## begin Provided material

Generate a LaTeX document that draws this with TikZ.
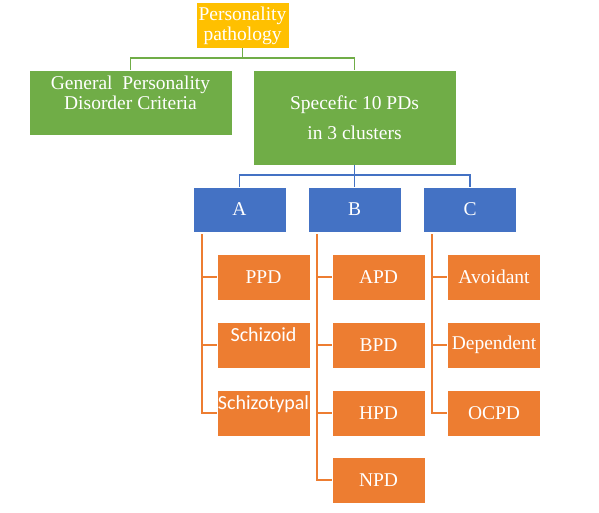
\documentclass[tikz,border=0pt]{standalone}
\usepackage{fontspec}
\setmainfont{Liberation Serif}
\newfontfamily\carlito{Carlito}
\usepackage{tikz}

\definecolor{boxyellow}{HTML}{FFC000}
\definecolor{boxgreen}{HTML}{70AD47}
\definecolor{boxblue}{HTML}{4472C4}
\definecolor{boxorange}{HTML}{ED7D31}

\begin{document}
\begin{tikzpicture}[x=1pt,y=-1pt,node distance=68pt,
        font=\fontsize{19.5}{20}\selectfont]
                \tikzstyle{every node}=[text=white,draw=white,line width=0.5pt,inner sep=0pt,align=center]
                \tikzstyle{root}=[fill=boxyellow,minimum width=93pt,minimum height=46pt,text depth=3pt]
                \tikzstyle{branch}=[fill=boxgreen,minimum width=203pt]
                \tikzstyle{cluster}=[fill=boxblue,minimum width=93pt,minimum height=45pt]
                \tikzstyle{pd}=[fill=boxorange,minimum width=93pt,minimum height=46pt]
                \tikzstyle{topsans}=[font=\carlito\fontsize{20}{20}\selectfont,text height=14pt,text depth=22pt]
                \tikzstyle{greenlink}=[draw=boxgreen,line width=1.6pt]
                \tikzstyle{bluelink}=[draw=boxblue,line width=1.6pt]
                \tikzstyle{orangelink}=[draw=boxorange,line width=2pt]

                \useasboundingbox (0,0) rectangle (599,513);

                \node[root]   (top)  at (242.5,25)   {Personality\\pathology};
                \node[branch,minimum height=65pt] (gen)  at (130.5,102.5) {General\ \ Personality\\Disorder Criteria\\\mbox{}};
                \node[branch,minimum height=95pt] (spec) at (354.5,117.5) {Specefic 10 PDs\\[10pt]in 3 clusters};

                \node[cluster]                      (A) at (239.5,209.5) {A};
                \node[cluster,node distance=115pt]  (B) [right of=A] {B};
                \node[cluster,node distance=115.5pt] (C) [right of=B] {C};

                \node[pd]         (ppd)         at (263.5,277) {PPD};
                \node[pd,topsans] (schizoid)    [below of=ppd]      {Schizoid};
                \node[pd,topsans] (schizotypal) [below of=schizoid] {Schizotypal};

                \node[pd,node distance=115pt] (apd) [right of=ppd] {APD};
                \node[pd]         (bpd)         [below of=apd] {BPD};
                \node[pd]         (hpd)         [below of=bpd] {HPD};
                \node[pd,node distance=67pt] (npd) [below of=hpd] {NPD};

                \node[pd,node distance=115.5pt] (avoidant) [right of=apd] {Avoidant};
                \node[pd]         (dependent)   [below of=avoidant]  {Dependent};
                \node[pd]         (ocpd)        [below of=dependent] {OCPD};

                % tree links
                \draw[greenlink] (top.south) -- ++(0,10) -| (gen.north);
                \draw[greenlink] (top.south) -- ++(0,10) -| (spec.north);
                \draw[bluelink]  (spec.south) -- ++(0,10) -| (A.north);
                \draw[bluelink]  (spec.south) -- ++(0,10) -| (B.north);
                \draw[bluelink]  (spec.south) -- ++(0,10) -| (C.north);

                \foreach \from/\to in {A/ppd,A/schizoid,A/schizotypal,
                                       B/apd,B/bpd,B/hpd,B/npd,
                                       C/avoidant,C/dependent,C/ocpd}
                    \draw[orangelink] ([xshift=9pt,yshift=-2pt]\from.south west) |- (\to.west);
            \end{tikzpicture}
\end{document}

## end Provided material

**To be done**
Reproduce the material word for word, minus the images.

**Result of this task**
Generate a LaTeX document that draws this with TikZ.
\documentclass[tikz,border=0pt]{standalone}
\usepackage{fontspec}
\setmainfont{Liberation Serif}
\newfontfamily\carlito{Carlito}
\usepackage{tikz}

\definecolor{boxyellow}{HTML}{FFC000}
\definecolor{boxgreen}{HTML}{70AD47}
\definecolor{boxblue}{HTML}{4472C4}
\definecolor{boxorange}{HTML}{ED7D31}

\begin{document}
\begin{tikzpicture}[x=1pt,y=-1pt,node distance=68pt,
        font=\fontsize{19.5}{20}\selectfont]
                \tikzstyle{every node}=[text=white,draw=white,line width=0.5pt,inner sep=0pt,align=center]
                \tikzstyle{root}=[fill=boxyellow,minimum width=93pt,minimum height=46pt,text depth=3pt]
                \tikzstyle{branch}=[fill=boxgreen,minimum width=203pt]
                \tikzstyle{cluster}=[fill=boxblue,minimum width=93pt,minimum height=45pt]
                \tikzstyle{pd}=[fill=boxorange,minimum width=93pt,minimum height=46pt]
                \tikzstyle{topsans}=[font=\carlito\fontsize{20}{20}\selectfont,text height=14pt,text depth=22pt]
                \tikzstyle{greenlink}=[draw=boxgreen,line width=1.6pt]
                \tikzstyle{bluelink}=[draw=boxblue,line width=1.6pt]
                \tikzstyle{orangelink}=[draw=boxorange,line width=2pt]

                \useasboundingbox (0,0) rectangle (599,513);

                \node[root]   (top)  at (242.5,25)   {Personality\\pathology};
                \node[branch,minimum height=65pt] (gen)  at (130.5,102.5) {General\ \ Personality\\Disorder Criteria\\\mbox{}};
                \node[branch,minimum height=95pt] (spec) at (354.5,117.5) {Specefic 10 PDs\\[10pt]in 3 clusters};

                \node[cluster]                      (A) at (239.5,209.5) {A};
                \node[cluster,node distance=115pt]  (B) [right of=A] {B};
                \node[cluster,node distance=115.5pt] (C) [right of=B] {C};

                \node[pd]         (ppd)         at (263.5,277) {PPD};
                \node[pd,topsans] (schizoid)    [below of=ppd]      {Schizoid};
                \node[pd,topsans] (schizotypal) [below of=schizoid] {Schizotypal};

                \node[pd,node distance=115pt] (apd) [right of=ppd] {APD};
                \node[pd]         (bpd)         [below of=apd] {BPD};
                \node[pd]         (hpd)         [below of=bpd] {HPD};
                \node[pd,node distance=67pt] (npd) [below of=hpd] {NPD};

                \node[pd,node distance=115.5pt] (avoidant) [right of=apd] {Avoidant};
                \node[pd]         (dependent)   [below of=avoidant]  {Dependent};
                \node[pd]         (ocpd)        [below of=dependent] {OCPD};

                % tree links
                \draw[greenlink] (top.south) -- ++(0,10) -| (gen.north);
                \draw[greenlink] (top.south) -- ++(0,10) -| (spec.north);
                \draw[bluelink]  (spec.south) -- ++(0,10) -| (A.north);
                \draw[bluelink]  (spec.south) -- ++(0,10) -| (B.north);
                \draw[bluelink]  (spec.south) -- ++(0,10) -| (C.north);

                \foreach \from/\to in {A/ppd,A/schizoid,A/schizotypal,
                                       B/apd,B/bpd,B/hpd,B/npd,
                                       C/avoidant,C/dependent,C/ocpd}
                    \draw[orangelink] ([xshift=9pt,yshift=-2pt]\from.south west) |- (\to.west);
            \end{tikzpicture}
\end{document}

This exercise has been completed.